The report, from the Treasury Inspector General for Tax Administration (TIGTA), laid out 13 recommendations to improve efficiency and protect taxpayers. The IRS agreed with nine of the recommendations and has announced corrective action plans to be put into place with the four agencies.
While profitable, in terms of the total amount collected versus the amount it has cost the IRS to operate the program, the $88.8 million that has been collected as of Sept. 13 is a drop in the bucket of the $5.7 billion that has been placed with the four agencies — CBE Group, Performant, Pioneer, and ConServe. CBE has collected 1.8% of what has been placed with the agency, Pioneer has collected 1.6%, ConServe 1.5%, and Performant 1.4%. However, the average age of each account placed with one of the four agencies is 4.75 years, according to the report, which is one reason why the collection rate might be as low as it is.
About half of all payment arrangements established by the four agencies are not being honored, according to the report, and the right-party contact rate for the four agencies is averaging 5.8%.
One issue noted in the report is a discrepancy in the payment arrangement calculators being used by the four agencies.

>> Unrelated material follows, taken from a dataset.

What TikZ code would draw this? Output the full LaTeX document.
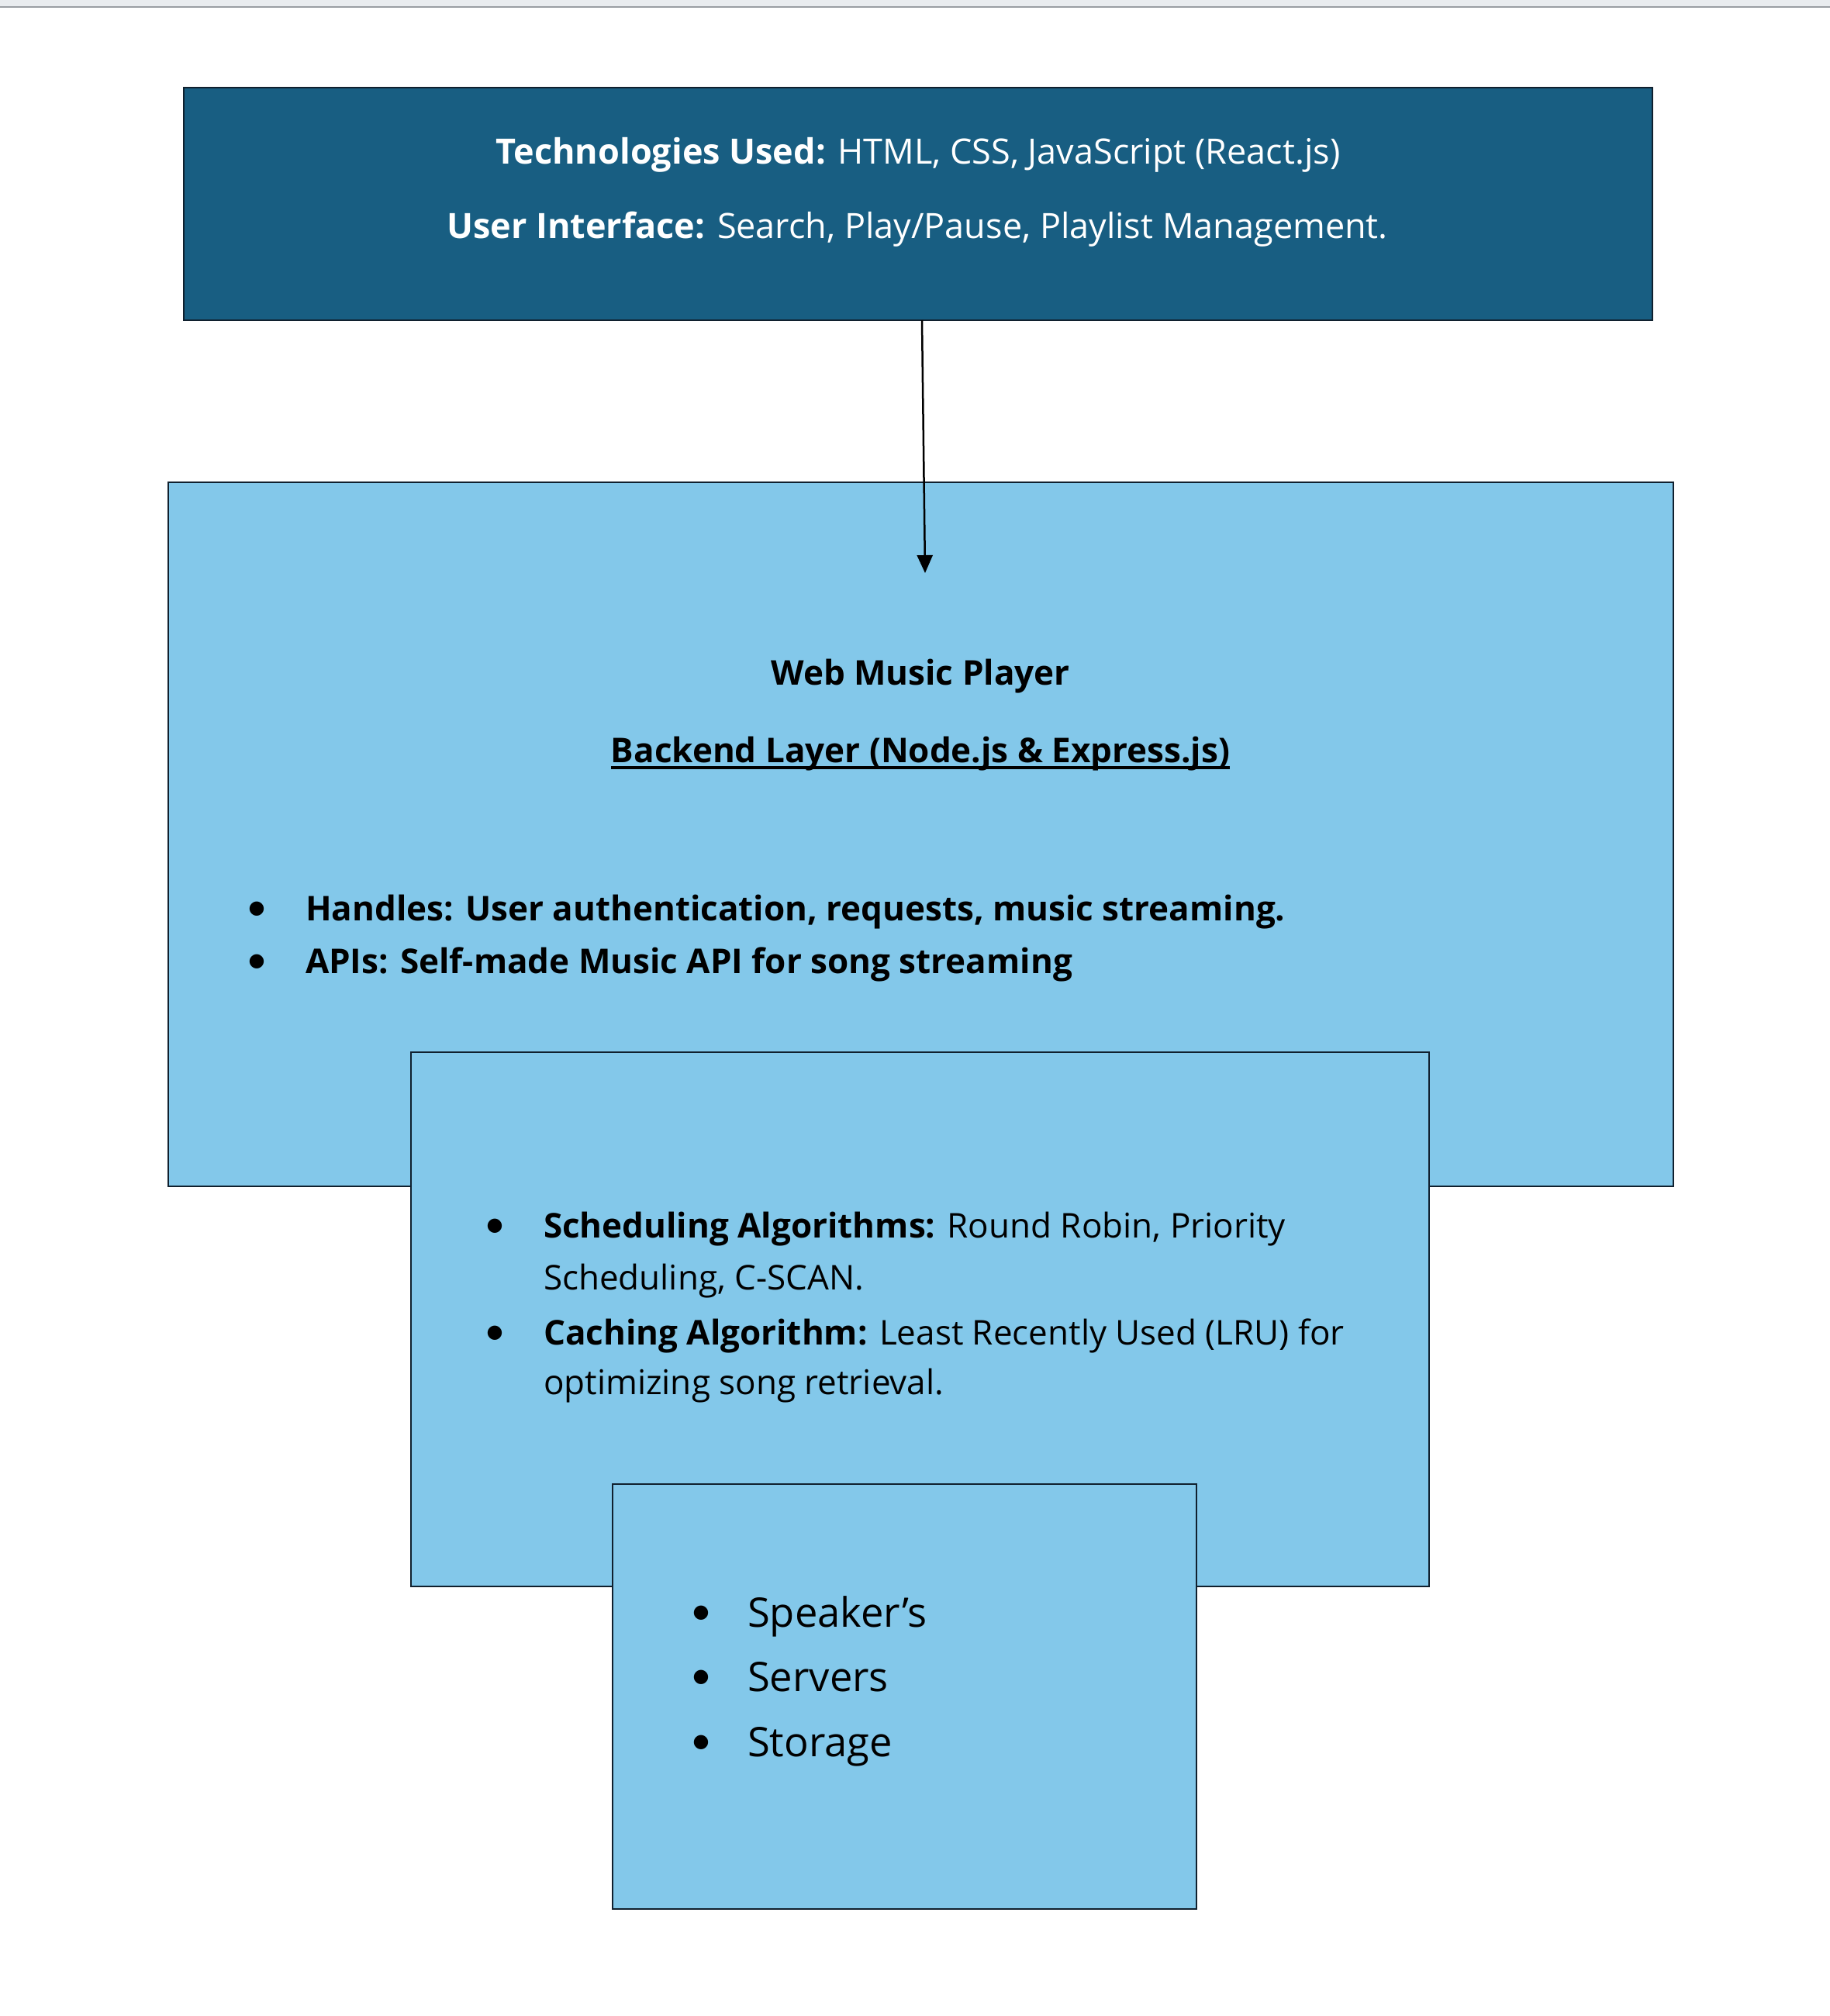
\documentclass[tikz,border=0pt]{standalone}
\usepackage{fontspec}
\setmainfont{Open Sans}
\newfontfamily\bulfont{DejaVu Sans}
\usetikzlibrary{arrows.meta}
\definecolor{topblue}{HTML}{185E82}
\definecolor{lightblue}{HTML}{83C8EA}
\definecolor{edgecol}{HTML}{10202E}
\definecolor{stripgray}{HTML}{E9ECEF}
\definecolor{stripline}{HTML}{9A9EA3}
\tikzset{
  boxstyle/.style={draw=edgecol, line width=2.5pt},
  txt/.style={inner sep=0pt, outer sep=0pt, font=\fontsize{44}{52}\selectfont, text=black},
  toptxt/.style={txt, font=\fontsize{45}{52}\selectfont, text=white},
  bigtxt/.style={inner sep=0pt, outer sep=0pt, font=\fontsize{52.5}{60}\selectfont, text=black},
  bul/.style={inner sep=0pt, outer sep=0pt, anchor=center, font=\bulfont\fontsize{24}{26}\selectfont, text=black},
}
\begin{document}
\begin{tikzpicture}[x=1pt,y=-1pt]
\useasboundingbox (0,0) rectangle (2360,2600);
\fill[white] (0,0) rectangle (2360,2600);
% top strip
\fill[stripgray] (0,0) rectangle (2360,8);
\draw[stripline, line width=2pt] (0,9) -- (2360,9);

% boxes
\draw[boxstyle, fill=topblue] (237,113) rectangle (2131,413);
\draw[boxstyle, fill=lightblue] (217,622) rectangle (2158,1530);
\draw[boxstyle, fill=lightblue] (530,1357) rectangle (1843,2046);
\draw[boxstyle, fill=lightblue] (790,1914) rectangle (1543,2462);

% named helpers
\coordinate (topbottom) at (1189,413);
\coordinate (arrowtip) at (1193,739);
\draw[black, line width=2.5pt, -{Triangle[length=23pt,width=20pt]}] (topbottom) -- (arrowtip);

% top box text
\node[toptxt, anchor=base] (t1) at (1184,211) {\textbf{Technologies Used:} HTML, CSS, JavaScript (React.js)};
\node[toptxt, anchor=base] (t2) at (1183,307) {\textbf{User Interface:} Search, Play/Pause, Playlist Management.};

% big box text
\node[txt, anchor=base, font=\fontsize{44}{52}\bfseries] (wmp) at (1187,883) {Web Music Player};
\node[txt, anchor=base, font=\fontsize{44}{52}\bfseries] (bk) at (1187,983) {Backend Layer (Node.js \& Express.js)};
\draw[black, line width=3.5pt] ([yshift=-7pt]bk.base west) -- ([yshift=-7pt]bk.base east);

\node[bul] (b1) at (331,1172) {●};
\node[txt, anchor=base west, font=\fontsize{44}{52}\bfseries] (h1) at (394,1187) {Handles: User authentication, requests, music streaming.};
\node[bul] (b2) at (331,1240) {●};
\node[txt, anchor=base west, font=\fontsize{44}{52}\bfseries] (h2) at (394,1255) {APIs: Self-made Music API for song streaming};

% middle box text
\node[bul] (b3) at (638,1581) {●};
\node[txt, anchor=base west] (m1) at (701,1596) {\textbf{Scheduling Algorithms:} Round Robin, Priority};
\node[txt, anchor=base west] (m2) at (701,1663) {Scheduling, C-SCAN.};
\node[bul] (b4) at (638,1719) {●};
\node[txt, anchor=base west] (m3) at (701,1734) {\textbf{Caching Algorithm:} Least Recently Used (LRU) for};
\node[txt, anchor=base west] (m4) at (701,1798) {optimizing song retrieval.};

% bottom box text
\node[bul] (b5) at (904,2080) {●};
\node[bigtxt, anchor=base west] (s1) at (964,2098) {Speaker’s};
\node[bul] (b6) at (904,2163) {●};
\node[bigtxt, anchor=base west] (s2) at (964,2181) {Servers};
\node[bul] (b7) at (904,2247) {●};
\node[bigtxt, anchor=base west] (s3) at (964,2265) {Storage};
\end{tikzpicture}
\end{document}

The calculators being used by the agencies are not taking other potential fees, such as interest and penalties, into proper consideration when determining amounts to be paid via payment arrangements.
Among the recommendations made by the report are:
- Require collection agencies to reduce background noise and the potential disclosure of taxpayer information that might be overheard from other conversations.

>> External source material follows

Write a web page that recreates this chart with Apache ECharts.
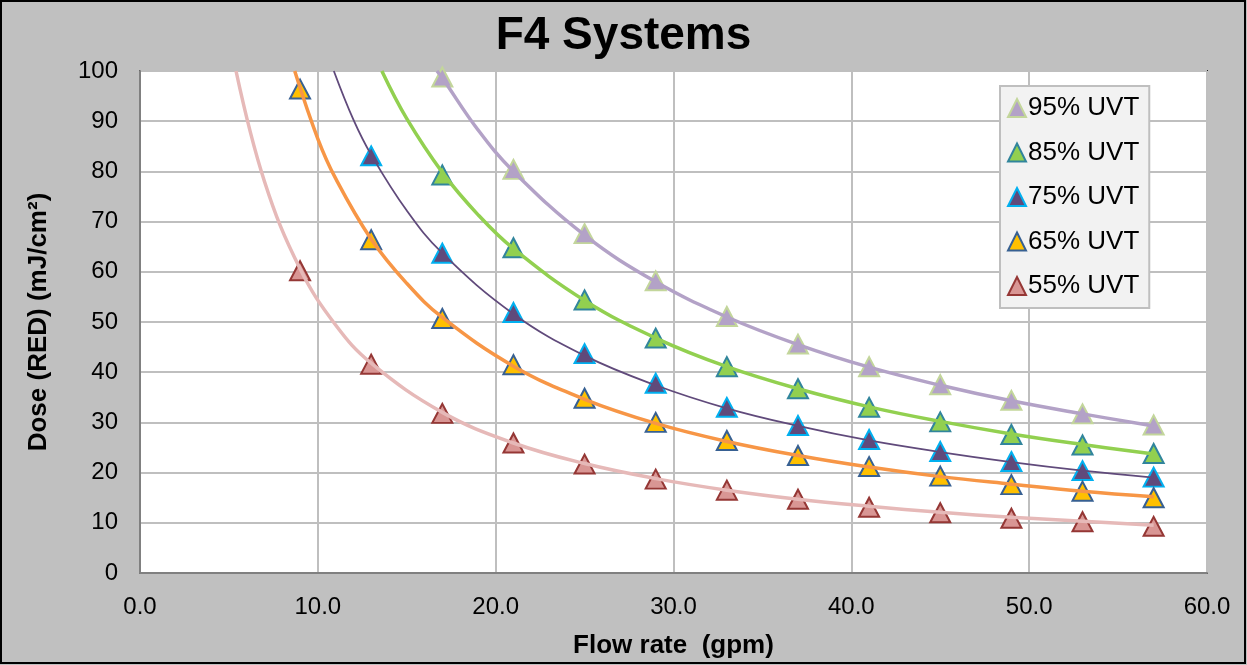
<!DOCTYPE html>
<html lang="en">
<head>
	<meta charset="UTF-8">
	<title>F4 Systems</title>
	<style>
       body{ margin: 0; }
       #main{ width: 1247px; height: 665px; }
	</style>
	<script type="text/javascript" src="https://cdn.jsdelivr.net/npm/echarts@6/dist/echarts.min.js"></script>
</head>
<body>
	<div id="main"></div>
	<script type="text/javascript">
      // flow rate (gpm) for measured points
      var flow = [9, 13, 17, 21, 25, 29, 33, 37, 41, 45, 49, 53, 57];

      // measured dose (mJ/cm2), null = no point
      var uvt55 = [60.2, 41.6, 31.8, 25.9, 21.7, 18.7, 16.5, 14.7, 13.1, 12.0, 10.9, 10.2, 9.3];
      var uvt65 = [96.4, 66.4, 50.7, 41.5, 34.8, 30.0, 26.4, 23.4, 21.2, 19.3, 17.6, 16.3, 15.0];
      var uvt75 = [null, 83.1, 63.7, 51.9, 43.7, 37.8, 33.0, 29.4, 26.6, 24.2, 22.2, 20.4, 19.1];
      var uvt85 = [null, null, 79.3, 64.8, 54.4, 46.8, 41.1, 36.7, 33.0, 30.1, 27.6, 25.5, 23.8];
      var uvt95 = [null, null, 98.8, 80.4, 67.6, 58.2, 51.1, 45.6, 41.1, 37.5, 34.4, 31.7, 29.5];

      // trend lines, read off the curves: [flow, dose]
      var trend55 = [[5.4, 100], [7, 78], [9, 60.6], [11, 49.4], [13, 41.8], [17, 32.0], [21, 25.9], [25, 21.8], [29, 18.8], [33, 16.5], [37, 14.7], [41, 13.3], [45, 12.1], [49, 11.1], [53, 10.3], [57, 9.5]];
      var trend65 = [[8.7, 100], [10, 86.5], [11, 78.6], [13, 66.5], [15, 57.7], [17, 50.9], [21, 41.2], [25, 34.6], [29, 29.8], [33, 26.2], [37, 23.4], [41, 21.1], [45, 19.2], [49, 17.7], [53, 16.3], [57, 15.2]];
      var trend75 = [[10.9, 100], [12, 90.3], [13, 83.3], [15, 72.2], [17, 63.7], [21, 51.6], [25, 43.3], [29, 37.4], [33, 32.8], [37, 29.3], [41, 26.4], [45, 24.1], [49, 22.1], [53, 20.4], [57, 19.0]];
      var trend85 = [[13.6, 100], [15, 90.5], [17, 79.8], [19, 71.4], [21, 64.6], [25, 54.3], [29, 46.8], [33, 41.1], [37, 36.7], [41, 33.1], [45, 30.2], [49, 27.7], [53, 25.6], [57, 23.7]];
      var trend95 = [[16.7, 100], [17, 98.6], [19, 88.3], [21, 80.0], [25, 67.3], [29, 58.0], [33, 51.0], [37, 45.5], [41, 41.0], [45, 37.4], [49, 34.3], [53, 31.7], [57, 29.3]];

      var xTicks = [0, 10, 20, 30, 40, 50, 60];
      var yTicks = [0, 10, 20, 30, 40, 50, 60, 70, 80, 90, 100];

      var pairs = function(ys){
        var out = [];
        for (var i = 0; i < flow.length; i++) {
          if (ys[i] != null) out.push([flow[i], ys[i]]);
        }
        return out;
      };

      var markerSeries = function(name, ys, fill, edge){
        return {
          name: name,
          type: 'scatter',
          symbol: 'triangle',
          symbolSize: [20, 19],
          z: 3,
          itemStyle: { color: fill, borderColor: edge, borderWidth: 2, opacity: 1 },
          data: pairs(ys)
        };
      };

      var trendSeries = function(name, pts, color, width){
        return {
          name: name + ' trend',
          type: 'line',
          smooth: 0.4,
          showSymbol: false,
          silent: true,
          z: 4,
          lineStyle: { color: color, width: width },
          data: pts
        };
      };

      var chart = echarts.init(document.getElementById('main'));
      var option = {
        backgroundColor: '#c0c0c0',
        animation: false,
        textStyle: { fontFamily: 'Liberation Sans, Arial, sans-serif' },
        title: {
          text: 'F4 Systems',
          left: 'center',
          top: 8,
          textStyle: { fontSize: 46, fontWeight: 'bold', color: '#000' }
        },
        graphic: [{
          type: 'rect',
          shape: { x: 1, y: 1, width: 1244, height: 662 },
          style: { fill: 'none', stroke: '#000', lineWidth: 2 },
          silent: true
        }],
        grid: {
          left: 140, right: 40, top: 71, bottom: 92,
          show: true,
          backgroundColor: '#fff',
          borderColor: '#222',
          borderWidth: 2
        },
        legend: {
          orient: 'vertical',
          left: 1000,
          top: 86,
          data: ['95% UVT', '85% UVT', '75% UVT', '65% UVT', '55% UVT'],
          icon: 'triangle',
          itemWidth: 18,
          itemHeight: 18,
          itemGap: 18.5,
          padding: [9, 10, 9, 7],
          backgroundColor: '#f2f2f2',
          borderColor: '#bfbfbf',
          borderWidth: 2,
          textStyle: { fontSize: 26, lineHeight: 26, color: '#000', padding: [0, 0, 0, -3] }
        },
        xAxis: {
          type: 'value',
          min: xTicks[0],
          max: xTicks[xTicks.length - 1],
          interval: 10,
          name: 'Flow rate  (gpm)',
          nameLocation: 'middle',
          nameGap: 60,
          nameTextStyle: { fontSize: 26, fontWeight: 'bold', color: '#000' },
          axisLine: { show: true, lineStyle: { color: '#808080', width: 2 } },
          axisTick: { show: false },
          axisLabel: {
            fontSize: 24, color: '#000', margin: 22,
            formatter: function(v){ return v.toFixed(1); }
          },
          splitLine: { show: true, lineStyle: { color: '#bfbfbf', width: 2 } }
        },
        yAxis: {
          type: 'value',
          min: yTicks[0],
          max: yTicks[yTicks.length - 1],
          interval: 10,
          name: 'Dose (RED) (mJ/cm²)',
          nameLocation: 'middle',
          nameGap: 88,
          nameTextStyle: { fontSize: 26, fontWeight: 'bold', color: '#000' },
          axisLine: { show: true, lineStyle: { color: '#808080', width: 2 } },
          axisTick: { show: false },
          axisLabel: { fontSize: 24, color: '#000', margin: 22 },
          splitLine: { show: true, lineStyle: { color: '#bfbfbf', width: 2 } }
        },
        series: [
          markerSeries('95% UVT', uvt95, '#b3a2c7', '#c3d69b'),
          markerSeries('85% UVT', uvt85, '#92d050', '#31859c'),
          markerSeries('75% UVT', uvt75, '#604a7b', '#00b0f0'),
          markerSeries('65% UVT', uvt65, '#ffc000', '#376092'),
          markerSeries('55% UVT', uvt55, '#d99694', '#953735'),
          trendSeries('95% UVT', trend95, '#b3a2c7', 3.5),
          trendSeries('85% UVT', trend85, '#92d050', 3.5),
          trendSeries('75% UVT', trend75, '#604a7b', 1.8),
          trendSeries('65% UVT', trend65, '#f79646', 3.5),
          trendSeries('55% UVT', trend55, '#e6b9b8', 3.5)
        ]
      };
      chart.setOption(option);
	</script>
</body>
</html>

- Update the disclosures given by collectors prior to the taxpayer being authenticated to include a cell phone disclosure.
- Have the collection agencies provide training to reduce hold times while they calculate monthly payment options for individuals who have agreed to a payment plan.
- Develop a consistent payment arrangement calculator for all four agencies.
- Update collection letters to include language to inform taxpayers that they may need to make additional payments beyond the initial agreed-upon terms.
A spokesperson for a trade group representing the four agencies provided the following statement in a published report:
“First, TIGTA’s report covers program data from half a year ago, so it’s important to note that in the intervening six months many of the concerns raised have already been overcome,” said Kristin Walter, a spokesperson for the Partnership for Tax Compliance. “For example, the IRS has already addressed the calculation concerns the report discusses and has fixed the IRS online payment portal that was making it difficult for taxpayers to make their payments. The IRS has also recently added new payment options ‒ like the ability to set up recurring electronic payments ‒ which eases a taxpayer’s ability to stay current on their account. While the IRS has the discretion to send newer, more viable debts to the PCAs, the statute requires the IRS to assign PCAs all of the debts that have essentially been abandoned by the agency due to their age. And, as the report demonstrates, older tax debts are much more difficult to collect as taxpayers’ contact information may have changed or they have relocated. Thus, PCAs are helping the government sift through a mountain of debt they otherwise would not collect or even try to collect – so far resulting in the collection of $88 million in federal revenue previously thought to be uncollectible (through September 2018 – data through the end of 2018 will be released shortly). The PDC program is successful because it works with taxpayers to determine manageable payment amounts that allow tax debts to be resolved over time. As the program moves forward, the revenue collected will grow exponentially as taxpayers continue making payments on their current installment plans and new installment plans begin.”